O que se segue é muito bizarro. Há
prostitutas e personagens folclóricos, há os laços de amizade e uma quadrilha de gangsters,
há fascistas e a KGB. Diversos personagens do submundo de Havana também
participam do enredo. Tudo fica nebuloso. O enredo se torna um grande pastiche dos
romances de espionagem na medida em que surgem complicações, ameaças e
conspirações por todos os lados.
O duplo, figura patética que encontra a
satisfação sexual e amorosa nos braços de Caridad, nada mais é que um pretexto
para atrair a presença do personagem Graham Greene para Havana. Uma vez que
isso se concretiza, ele não se faz mais necessário, surgindo em cena apenas
mais uma vez. Resta ao escritor-personagem tentar sobreviver em uma selva de
mal-entendidos, equívocos e desacertos. Não resta motivo para ter saudades
quando ele, finalmente, consegue deixar Havana.

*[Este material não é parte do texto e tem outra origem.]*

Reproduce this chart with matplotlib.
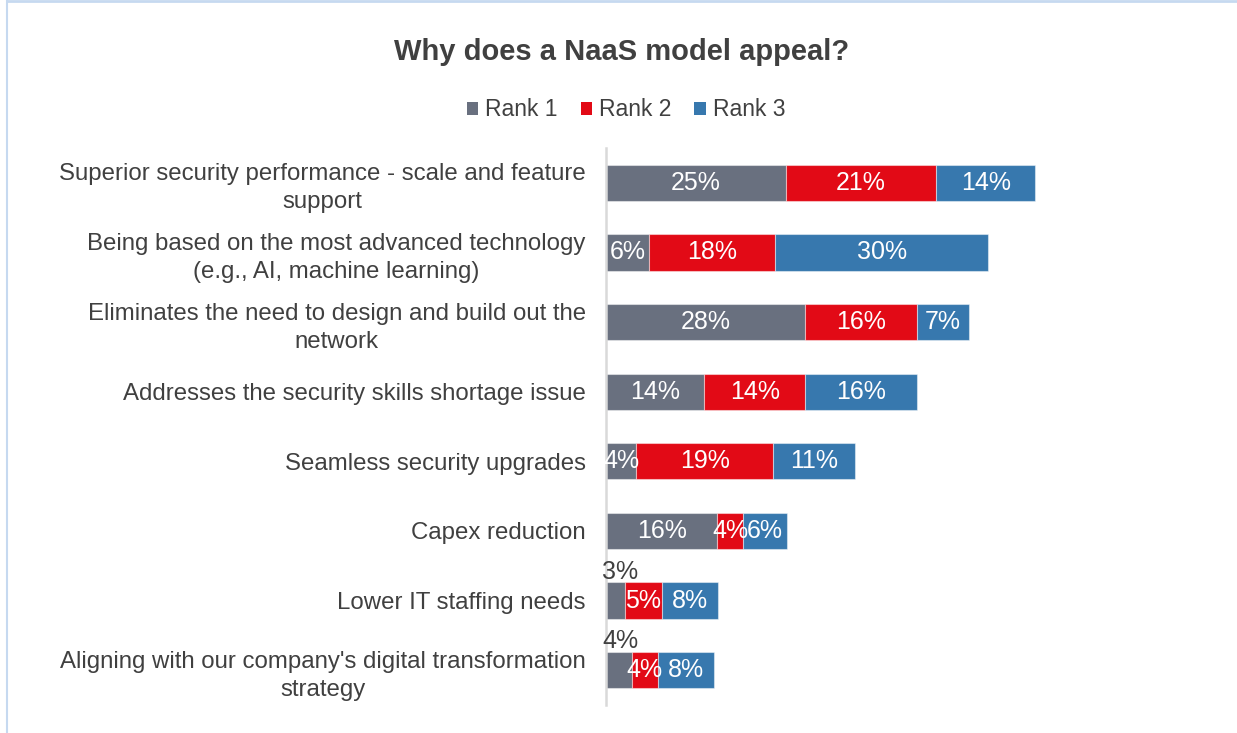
import matplotlib
matplotlib.use("Agg")
import matplotlib.pyplot as plt
from matplotlib.lines import Line2D
from matplotlib.patches import Patch

plt.rcParams['font.family'] = ['Liberation Sans', 'DejaVu Sans']

categories = [
    "Superior security performance - scale and feature\nsupport",
    "Being based on the most advanced technology\n(e.g., AI, machine learning)",
    "Eliminates the need to design and build out the\nnetwork",
    "Addresses the security skills shortage issue",
    "Seamless security upgrades",
    "Capex reduction",
    "Lower IT staffing needs",
    "Aligning with our company's digital transformation\nstrategy",
]
rank1 = [25.1, 6.0, 27.8, 13.7, 4.2, 15.5, 2.6, 3.6]
rank2 = [20.9, 17.6, 15.6, 14.1, 19.1, 3.6, 5.2, 3.6]
rank3 = [13.9, 29.7, 7.2, 15.6, 11.4, 6.1, 7.8, 7.8]
series_names = ["Rank 1", "Rank 2", "Rank 3"]
colors = ["#69707F", "#E20A16", "#3778AE"]
title = "Why does a NaaS model appeal?"

W, H = 1237, 733
fig = plt.figure(figsize=(W / 100, H / 100), dpi=100)
ax_left, ax_right, ax_top, ax_bot = 606, 1206, 148, 705
ax = fig.add_axes([ax_left / W, 1 - ax_bot / H, (ax_right - ax_left) / W, (ax_bot - ax_top) / H])

px_per_pct = 7.17
ax.set_xlim(0, (ax_right - ax_left) / px_per_pct)
ax.set_ylim(len(categories) - 0.5, -0.5)

ypos = list(range(len(categories)))
left = [0] * len(categories)
edge = (1, 1, 1, 0.45)
for name, vals, col in zip(series_names, [rank1, rank2, rank3], colors):
    ax.barh(ypos, vals, left=left, height=0.52, color=col, edgecolor=edge, linewidth=0.8, label=name)
    for y, v, l in zip(ypos, vals, left):
        cx = l + v / 2
        lab = f"{v:.0f}%"
        if name == "Rank 1" and y >= 6:
            ax.text(-0.55, y - 0.24, lab, ha="left", va="bottom", color="#404040", fontsize=18)
        else:
            ax.text(cx, y, lab, ha="center", va="center", color="white", fontsize=18)
    left = [a + b for a, b in zip(left, vals)]

ax.set_yticks(ypos)
ax.set_yticklabels(categories, fontsize=17.3, color="#404040", multialignment="center", linespacing=1.35)
ax.tick_params(axis="y", length=0, pad=14.5)
ax.set_xticks([])
for s in ["top", "right", "bottom"]:
    ax.spines[s].set_visible(False)
ax.spines["left"].set_color("#D9D9D9")
ax.spines["left"].set_linewidth(1.8)

fig.text(622 / W, 1 - 52 / H, title, ha="center", va="center", fontsize=21, fontweight="bold", color="#404040")

handles = [Patch(facecolor=c, edgecolor="none") for c in colors]
fig.legend(handles, series_names, loc="center", bbox_to_anchor=(626 / W, 1 - 110 / H), ncol=3,
           frameon=False, fontsize=16.5, labelcolor="#404040", handlelength=0.5, handleheight=0.5,
           handletextpad=0.3, columnspacing=1.0)

bc = "#C6D9F0"
fig.add_artist(Line2D([6.5 / W, 6.5 / W], [0, 1], transform=fig.transFigure, color=bc, lw=1.5))
fig.add_artist(Line2D([6.5 / W, 1], [1 - 1 / H, 1 - 1 / H], transform=fig.transFigure, color=bc, lw=2))

fig.savefig("out.png", dpi=100, facecolor="white")
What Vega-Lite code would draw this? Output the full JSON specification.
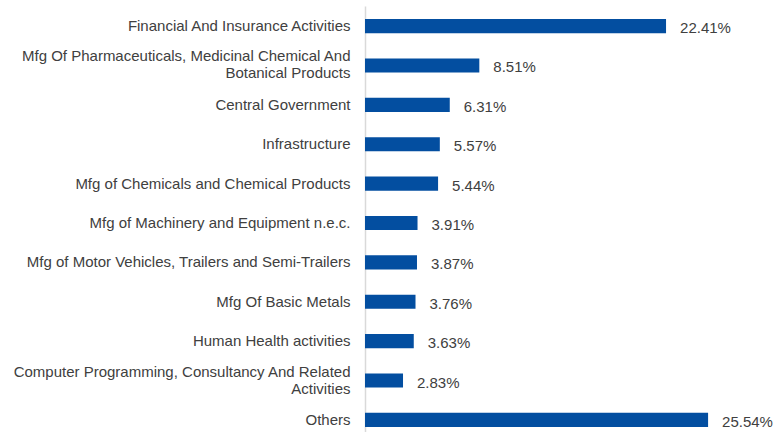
{
  "$schema": "https://vega.github.io/schema/vega-lite/v6.json",
  "autosize": "none",
  "padding": {"left": 365, "top": 6, "right": 6, "bottom": 0},
  "width": 403,
  "height": 434,
  "background": "white",
  "config": {"view": {"stroke": null}, "font": "Liberation Sans"},
  "data": {"values": [
    {"sector": "Financial And Insurance Activities", "share": 0.2241},
    {"sector": "Mfg Of Pharmaceuticals, Medicinal Chemical And|Botanical Products", "share": 0.0851},
    {"sector": "Central Government", "share": 0.0631},
    {"sector": "Infrastructure", "share": 0.0557},
    {"sector": "Mfg of Chemicals and Chemical Products", "share": 0.0544},
    {"sector": "Mfg of Machinery and Equipment n.e.c.", "share": 0.0391},
    {"sector": "Mfg of Motor Vehicles, Trailers and Semi-Trailers", "share": 0.0387},
    {"sector": "Mfg Of Basic Metals", "share": 0.0376},
    {"sector": "Human Health activities", "share": 0.0363},
    {"sector": "Computer Programming, Consultancy And Related|Activities", "share": 0.0283},
    {"sector": "Others", "share": 0.2554}
  ]},
  "encoding": {
    "y": {
      "field": "sector", "type": "nominal", "sort": null,
      "scale": {"paddingInner": 0.64, "paddingOuter": 0.33},
      "axis": {
        "title": null, "ticks": false, "labelPadding": 15,
        "labelExpr": "split(datum.value, '|')",
        "labelOffset": {"condition": {"test": "indexof(datum.value, '|') >= 0", "value": -9}, "value": 0},
        "labelFontSize": 15, "labelColor": "#404040", "labelFont": "Liberation Sans",
        "labelLineHeight": 17, "labelLimit": 400,
        "domainColor": "#d9d9d9", "domainWidth": 1.5
      }
    },
    "x": {
      "field": "share", "type": "quantitative",
      "scale": {"domain": [0, 0.3]},
      "axis": null
    }
  },
  "layer": [
    {"mark": {"type": "bar", "color": "#034ea0"}},
    {
      "mark": {"type": "text", "align": "left", "dx": 14, "dy": 2, "fontSize": 15, "color": "#404040", "font": "Liberation Sans"},
      "encoding": {"text": {"field": "share", "type": "quantitative", "format": ".2%"}}
    }
  ]
}
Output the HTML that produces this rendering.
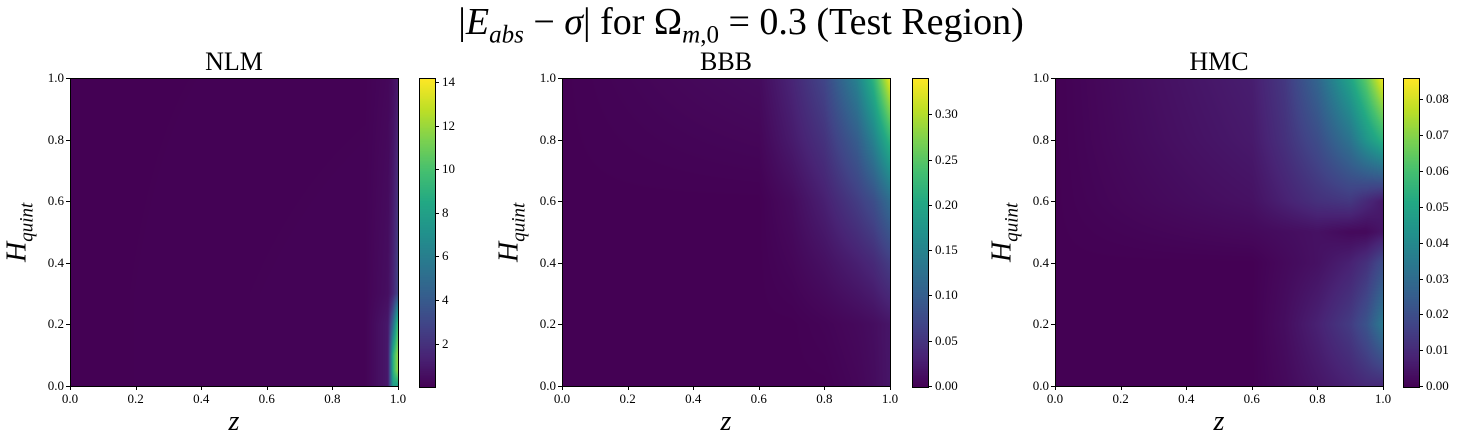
<!DOCTYPE html>
<html><head><meta charset="utf-8">
<style>
body{margin:0;background:#fff;width:1462px;height:448px;overflow:hidden;position:relative;font-family:"Liberation Serif",serif;}
canvas{position:absolute;}
.ax{position:absolute;border:1px solid #000;box-sizing:border-box;pointer-events:none;}
.t{position:absolute;font-size:13px;color:#000;white-space:nowrap;}
.tk{position:absolute;background:#000;}
</style></head><body>
<div style="position:absolute;left:0;width:1482px;top:0px;text-align:center;font-size:38px;">|<i>E<sub style="font-size:25px">abs</sub></i> − <i>σ</i>| for Ω<sub style="font-size:25px"><i>m</i>,0</sub> = 0.3 (Test Region)</div>
<div id="root"></div>
<script>
const panelNames=["NLM","BBB","HMC"];
const nlmZ=[0,0.9,0.97,0.985,1.0];
const nlmH=[0,0.05,0.1,0.2,0.25,0.3,1];
const nlmV=[[0.05,0.15,1,8,8],[0.05,0.15,1,9,12],[0.05,0.15,1,9,12],[0.05,0.15,1,5,10],[0.05,0.15,0.8,3,7],[0.05,0.15,0.6,1.5,3],[0.05,0.1,0.3,0.6,1.0]];
const bbbZ=[0,0.6,0.7,0.8,0.9,0.95,1.0];
const bbbH=[0,0.2,0.4,0.6,0.8,1.0];
const bbbV=[[0,0,0,0,0.005,0.01,0.02],[0,0,0,0.003,0.008,0.012,0.02],[0,0,0.005,0.015,0.03,0.04,0.06],[0,0,0.01,0.03,0.06,0.08,0.12],[0,0.005,0.025,0.05,0.1,0.15,0.22],[0,0.01,0.035,0.07,0.15,0.22,0.33]];
const hmcZ=[0,0.6,0.7,0.8,0.9,0.95,1.0];
const hmcH=[0,0.2,0.4,0.5,0.6,0.8,1.0];
const hmcV=[[0,0,0.002,0.005,0.008,0.01,0.01],[0,0,0.003,0.008,0.015,0.022,0.035],[0,0,0.002,0.004,0.008,0.012,0.02],[0,0.002,0.003,0.004,0.002,0.002,0.005],[0,0.004,0.008,0.012,0.014,0.01,0.006],[0,0.006,0.012,0.02,0.033,0.045,0.055],[0,0.007,0.014,0.028,0.05,0.065,0.085]];
const vRange=[[0.05,14.2],[0,0.34],[0,0.086]];
const cbTicks=[[2,4,6,8,10,12,14],[0,0.05,0.1,0.15,0.2,0.25,0.3],[0,0.01,0.02,0.03,0.04,0.05,0.06,0.07,0.08]];
const cbLabels=[["2","4","6","8","10","12","14"],["0.00","0.05","0.10","0.15","0.20","0.25","0.30"],["0.00","0.01","0.02","0.03","0.04","0.05","0.06","0.07","0.08"]];
const axTicks=[0,0.2,0.4,0.6,0.8,1.0];
const axLabels=["0.0","0.2","0.4","0.6","0.8","1.0"];
const grids=[[nlmZ,nlmH,nlmV],[bbbZ,bbbH,bbbV],[hmcZ,hmcH,hmcV]];

const VIR=["#440154","#482475","#414487","#355f8d","#2a788e","#21918c","#22a884","#44bf70","#7ad151","#bddf26","#fde725"].map(h=>[1,3,5].map(i=>parseInt(h.substr(i,2),16)));
function vir(t){t=Math.max(0,Math.min(1,t));const f=t*10,i=Math.min(9,Math.floor(f)),r=f-i;return VIR[i].map((c,k)=>c+(VIR[i+1][k]-c)*r);}
function seg(arr,v){for(let i=0;i<arr.length-1;i++){if(v<=arr[i+1])return [i,(v-arr[i])/(arr[i+1]-arr[i])];}return [arr.length-2,1];}
function sample(g,z,h){const [zs,hs,V]=g;const [i,a]=seg(zs,z),[j,b]=seg(hs,h);
 return V[j][i]*(1-a)*(1-b)+V[j][i+1]*a*(1-b)+V[j+1][i]*(1-a)*b+V[j+1][i+1]*a*b;}

const root=document.getElementById('root');
const axL=[70,562,1055],cbL=[419,912,1403],T=78,W=328,H=308,CW=15;
function el(tag,css,name,txt){const e=document.createElement(tag);e.style.cssText=css;


if(txt!==undefined)e.innerHTML=txt;root.appendChild(e);return e;}
for(let p=0;p<3;p++){
 const L=axL[p],[vmin,vmax]=vRange[p];
 const c=el('canvas',`left:${L}px;top:${T}px;`,'heatmap-'+panelNames[p].toLowerCase());
 c.width=W;c.height=H;const ctx=c.getContext('2d');const img=ctx.createImageData(W,H);
 for(let y=0;y<H;y++)for(let x=0;x<W;x++){const v=sample(grids[p],(x+0.5)/W,1-(y+0.5)/H);
  const col=vir((v-vmin)/(vmax-vmin));const o=(y*W+x)*4;img.data[o]=col[0];img.data[o+1]=col[1];img.data[o+2]=col[2];img.data[o+3]=255;}
 ctx.putImageData(img,0,0);
 el('div',`left:${L}px;top:${T}px;width:${W+1}px;height:${H+1}px;`,'plot-frame').className='ax';
 el('div',`position:absolute;left:${L}px;width:${W}px;top:47px;text-align:center;font-size:26px;`,'panel-title-'+panelNames[p].toLowerCase(),panelNames[p]);
 axTicks.forEach((t,k)=>{const x=L+t*W,y=T+H-t*H;
  el('div',`left:${x}px;top:${T+H}px;width:1px;height:4px;`,'x-tick').className='tk';
  const lx=el('div',`left:${x-20}px;width:40px;text-align:center;top:${T+H+5}px;`,'x-tick-label',axLabels[k]);lx.className='t';lx.style.textAlign='center';
  el('div',`left:${L-4}px;top:${y}px;width:4px;height:1px;`,'y-tick').className='tk';
  const ly=el('div',`left:${L-42}px;width:36px;text-align:right;top:${y-8}px;`,'y-tick-label',axLabels[k]);ly.className='t';ly.style.textAlign='right';
 });
 el('div',`position:absolute;left:${L}px;width:${W}px;top:406px;text-align:center;font-size:28px;font-style:italic;`,'x-axis-title','z');
 el('div',`position:absolute;left:${L-100}px;top:214px;width:100px;text-align:center;transform:rotate(-90deg);font-size:28px;`,'y-axis-title','<i>H<sub style="font-size:19px">quint</sub></i>');
 const C=cbL[p];
 const cb=el('canvas',`left:${C}px;top:${T}px;border:1px solid #000;`,'colorbar-'+panelNames[p].toLowerCase());
 cb.width=CW;cb.height=H;const cx=cb.getContext('2d');
 for(let y=0;y<H;y++){const col=vir(1-y/H);cx.fillStyle=`rgb(${col.map(Math.round).join(',')})`;cx.fillRect(0,y,CW,1);}
 cbTicks[p].forEach((t,k)=>{const y=T+H-(t-vmin)/(vmax-vmin)*H;
  el('div',`left:${C+CW+1}px;top:${y}px;width:4px;height:1px;`,'colorbar-tick').className='tk';
  const lb=el('div',`left:${C+CW+8}px;top:${y-8}px;`,'colorbar-tick-label',cbLabels[p][k]);lb.className='t';});
}
</script>
</body></html>
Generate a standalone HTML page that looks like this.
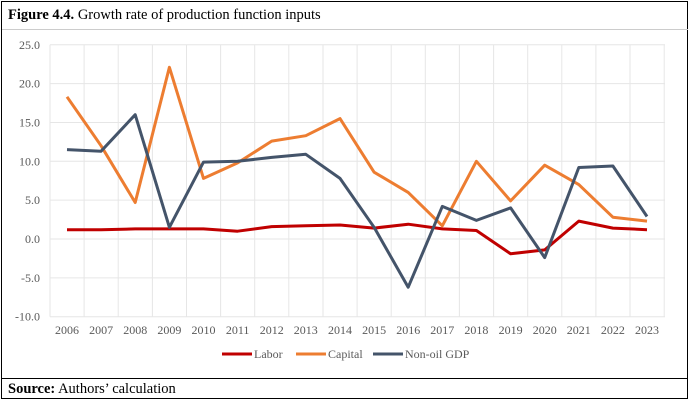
<!DOCTYPE html><html><head><style>body{margin:0;background:#fff}svg{display:block}</style></head><body>
<svg width="699" height="411" xmlns="http://www.w3.org/2000/svg">
<rect x="1.5" y="1.5" width="686" height="397" fill="#fff" stroke="#000" stroke-width="1"/>
<line x1="2" y1="29.5" x2="688" y2="29.5" stroke="#ccc"/>
<line x1="2" y1="378.5" x2="688" y2="378.5" stroke="#000"/>
<text x="8" y="19" font-size="14.5" font-family="'Liberation Serif', serif"><tspan font-weight="bold">Figure 4.4.</tspan> Growth rate of production function inputs</text>
<text x="8" y="393" font-size="14.5" font-family="'Liberation Serif', serif"><tspan font-weight="bold">Source:</tspan> Authors’ calculation</text>
<g stroke="#e6e6e6" stroke-width="1">
<line x1="50" x2="665" y1="44.75" y2="44.75"/><line x1="50" x2="665" y1="83.6" y2="83.6"/><line x1="50" x2="665" y1="122.45" y2="122.45"/><line x1="50" x2="665" y1="161.3" y2="161.3"/><line x1="50" x2="665" y1="200.15" y2="200.15"/><line x1="50" x2="665" y1="239" y2="239"/><line x1="50" x2="665" y1="277.85" y2="277.85"/><line x1="50" x2="665" y1="316.7" y2="316.7"/>
<path d="M50 44.75V316.7M84.1 44.75V316.7M118.2 44.75V316.7M152.4 44.75V316.7M186.5 44.75V316.7M220.6 44.75V316.7M254.7 44.75V316.7M288.8 44.75V316.7M323 44.75V316.7M357.1 44.75V316.7M391.2 44.75V316.7M425.3 44.75V316.7M459.4 44.75V316.7M493.6 44.75V316.7M527.7 44.75V316.7M561.8 44.75V316.7M595.9 44.75V316.7M630 44.75V316.7M664.2 44.75V316.7"/>
</g>
<g font-size="12" fill="#595959" text-anchor="end" font-family="'Liberation Serif', serif">
<text x="40" y="48.75">25.0</text><text x="40" y="87.6">20.0</text><text x="40" y="126.45">15.0</text><text x="40" y="165.3">10.0</text><text x="40" y="204.15">5.0</text><text x="40" y="243">0.0</text><text x="40" y="281.85">-5.0</text><text x="40" y="320.7">-10.0</text>
</g>
<g font-size="12" fill="#595959" text-anchor="middle" font-family="'Liberation Serif', serif">
<text x="67" y="334">2006</text><text x="101.1" y="334">2007</text><text x="135.2" y="334">2008</text><text x="169.4" y="334">2009</text><text x="203.5" y="334">2010</text><text x="237.6" y="334">2011</text><text x="271.7" y="334">2012</text><text x="305.8" y="334">2013</text><text x="340" y="334">2014</text><text x="374.1" y="334">2015</text><text x="408.2" y="334">2016</text><text x="442.3" y="334">2017</text><text x="476.4" y="334">2018</text><text x="510.6" y="334">2019</text><text x="544.7" y="334">2020</text><text x="578.8" y="334">2021</text><text x="612.9" y="334">2022</text><text x="647" y="334">2023</text>
</g>
<g fill="none" stroke-width="3" stroke-linejoin="round">
<polyline stroke="#c00000" points="67,229.7 101.1,229.7 135.2,228.9 169.4,228.9 203.5,228.9 237.6,231.2 271.7,226.6 305.8,225.8 340,225 374.1,228.1 408.2,224.2 442.3,228.9 476.4,230.5 510.6,253.8 544.7,249.9 578.8,221.1 612.9,228.1 647,229.7"/>
<polyline stroke="#ed7d31" points="67,96.8 101.1,145.8 135.2,202.5 169.4,67.3 203.5,178.4 237.6,162.9 271.7,141.1 305.8,135.7 340,118.6 374.1,172.2 408.2,192.4 442.3,225.8 476.4,161.3 510.6,200.9 544.7,165.2 578.8,184.6 612.9,217.2 647,221.1"/>
<polyline stroke="#44546a" points="67,149.6 101.1,151.2 135.2,114.7 169.4,227.3 203.5,162.1 237.6,161.3 271.7,157.4 305.8,154.3 340,178.4 374.1,227.3 408.2,287.2 442.3,206.4 476.4,220.4 510.6,207.9 544.7,257.6 578.8,167.5 612.9,166 647,216.5"/>
</g>
<g font-size="12" fill="#595959" font-family="'Liberation Serif', serif">
<line x1="222" y1="354" x2="252" y2="354" stroke="#c00000" stroke-width="3"/><text x="254" y="358">Labor</text>
<line x1="296" y1="354" x2="326" y2="354" stroke="#ed7d31" stroke-width="3"/><text x="328" y="358">Capital</text>
<line x1="373" y1="354" x2="403" y2="354" stroke="#44546a" stroke-width="3"/><text x="405" y="358">Non-oil GDP</text>
</g>
</svg></body></html>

Ler os dois livros em sequência
significa entender o quão largo é o horizonte da literatura. O contraste entre
duas narrativas tão diferentes em linguagem e estilo literário produz
estranhamento. E, de uma forma ou de outra, modifica o leitor (que, entre um livro
e outro, procura por convergências, por afastamentos, por algum tipo de
alivio). Dentro dessa espécie de curto-circuito não há salvação.